Begin with the first line and repeat exactly through the line containing "const AXIS_MAX_POS = 5.3125;"; leave every image out.

━━━━

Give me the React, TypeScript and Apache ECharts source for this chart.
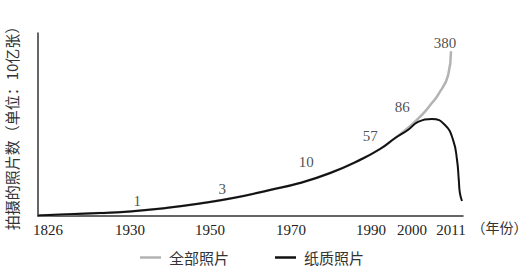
import React, { useEffect, useRef } from "react";
import * as echarts from "echarts";

// Axis tick years and their (compressed, non-linear) positions on the drawn axis
const YEAR_TICKS = [1826, 1930, 1950, 1970, 1990, 2000, 2011];
const TICK_POS = [0, 1.15, 2.15, 3.1625, 4.1625, 4.675, 5.1625];
const AXIS_MAX_POS = 5.3125;

// 全部照片 (schematic height, 0-100)
const ALL_YEARS = [1826, 1896, 1930, 1939, 1947.5, 1955.7, 1964.8, 1972.2, 1979.8, 1987.2, 1992.2, 1995.9, 1999.0, 2002.8, 2005.6, 2007.3, 2010.2, 2011];
const ALL_VALUES = [0.3, 1.6, 2.5, 4.4, 6.8, 9.8, 14.2, 18.0, 23.5, 30.6, 36.6, 42.6, 48.1, 55.2, 61.7, 66.1, 77.0, 90.0];

// 纸质照片
const PRINT_YEARS = [1826, 1896, 1930, 1939, 1947.5, 1955.7, 1964.8, 1972.2, 1979.8, 1987.2, 1992.2, 1995.9, 1999.0, 2001.7, 2005.6, 2009.3, 2011.6, 2012.7, 2013.2, 2013.5, 2014.1];
const PRINT_VALUES = [0.3, 1.6, 2.5, 4.4, 6.8, 9.8, 14.2, 18.0, 23.5, 30.6, 36.6, 42.6, 47.0, 51.4, 53.0, 49.7, 41.5, 30.6, 19.7, 12.6, 8.2];

// Annotations (十亿张)
const NOTE_TEXT = ["1", "3", "10", "57", "86", "380"];
const NOTE_YEARS = [1931.8, 1953, 1973.8, 1989.8, 1997.6, 2009.3];
const NOTE_HEIGHT = [8.2, 14.8, 29.5, 43.7, 59.6, 94.5];

const SERIES_NAMES = ["全部照片", "纸质照片"];

function yearToPos(y: number): number {
  let i = 0;
  while (i < YEAR_TICKS.length - 2 && y > YEAR_TICKS[i + 1]) i++;
  const y0 = YEAR_TICKS[i], y1 = YEAR_TICKS[i + 1];
  const p0 = TICK_POS[i], p1 = TICK_POS[i + 1];
  return p0 + ((y - y0) / (y1 - y0)) * (p1 - p0);
}

const SERIF = "'Liberation Serif', 'Times New Roman', serif";
const CJK = "'Noto Sans CJK SC', sans-serif";

export default function App() {
  const ref = useRef<HTMLDivElement>(null);
  useEffect(() => {
    if (!ref.current) return;
    const chart = echarts.init(ref.current, null, { renderer: "svg" });
    const allData = ALL_YEARS.map((y, i) => [yearToPos(y), ALL_VALUES[i]]);
    const printData = PRINT_YEARS.map((y, i) => [yearToPos(y), PRINT_VALUES[i]]);
    const noteData = NOTE_YEARS.map((y, i) => [yearToPos(y), NOTE_HEIGHT[i]]);
    chart.setOption({
      animation: false,
      backgroundColor: "#fff",
      grid: { left: 38, right: 65, top: 33, bottom: 55, outerBoundsMode: "none", containLabel: false },
      legend: {
        left: 135,
        top: 245,
        icon: "rect",
        itemWidth: 21,
        itemHeight: 2.5,
        itemGap: 46,
        data: SERIES_NAMES,
        textStyle: { fontFamily: CJK, fontSize: 15, color: "#333", padding: [0, 0, 0, 3] },
      },
      xAxis: {
        type: "value",
        min: 0,
        max: AXIS_MAX_POS,
        name: "（年份）",
        nameLocation: "end",
        nameGap: 3,
        nameTextStyle: { fontFamily: CJK, fontSize: 14, color: "#333", verticalAlign: "top", padding: [4, 0, 0, 0] },
        axisLine: { show: true, lineStyle: { color: "#333", width: 1.5 } },
        axisTick: { show: false },
        splitLine: { show: false },
        axisLabel: {
          customValues: TICK_POS,
          margin: 6,
          fontFamily: SERIF,
          fontSize: 15,
          color: "#222",
          hideOverlap: false,
          formatter: (v: number) => {
            const idx = TICK_POS.findIndex((p) => Math.abs(p - v) < 1e-6);
            if (idx < 0) return "";
            return idx === 0 ? "{first|" + YEAR_TICKS[0] + "}" : String(YEAR_TICKS[idx]);
          },
          rich: {
            first: { fontFamily: SERIF, fontSize: 15, color: "#222", padding: [0, 0, 0, 20] },
          },
        },
      },
      yAxis: {
        type: "value",
        min: 0,
        max: 100,
        name: "拍摄的照片数（单位：10亿张）",
        nameLocation: "middle",
        nameRotate: 90,
        nameGap: 19,
        nameTextStyle: { fontFamily: CJK, fontSize: 15, color: "#333" },
        axisLine: { show: true, lineStyle: { color: "#333", width: 1.5 } },
        axisTick: { show: false },
        axisLabel: { show: false },
        splitLine: { show: false },
      },
      series: [
        {
          name: SERIES_NAMES[0],
          type: "line",
          data: allData,
          symbol: "none",
          smooth: 0.5,
          lineStyle: { color: "#b3b3b3", width: 2.5 },
          itemStyle: { color: "#b3b3b3" },
          z: 2,
        },
        {
          name: SERIES_NAMES[1],
          type: "line",
          data: printData,
          symbol: "none",
          smooth: 0.5,
          lineStyle: { color: "#111", width: 2 },
          itemStyle: { color: "#111" },
          z: 3,
        },
        {
          type: "scatter",
          data: noteData,
          symbolSize: 1,
          itemStyle: { color: "rgba(0,0,0,0)" },
          silent: true,
          label: {
            show: true,
            position: "inside",
            fontFamily: SERIF,
            fontSize: 15,
            color: "#222",
            formatter: (p: any) => NOTE_TEXT[p.dataIndex],
          },
          z: 4,
        },
      ],
    });
    return () => chart.dispose();
  }, []);
  return <div ref={ref} style={{ position: "fixed", left: 0, top: 0, width: 528, height: 271 }} />;
}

━━━━

#### OUTPUT OF THE TASK:
Give me the React, TypeScript and Apache ECharts source for this chart.
import React, { useEffect, useRef } from "react";
import * as echarts from "echarts";

// Axis tick years and their (compressed, non-linear) positions on the drawn axis
const YEAR_TICKS = [1826, 1930, 1950, 1970, 1990, 2000, 2011];
const TICK_POS = [0, 1.15, 2.15, 3.1625, 4.1625, 4.675, 5.1625];
const AXIS_MAX_POS = 5.3125;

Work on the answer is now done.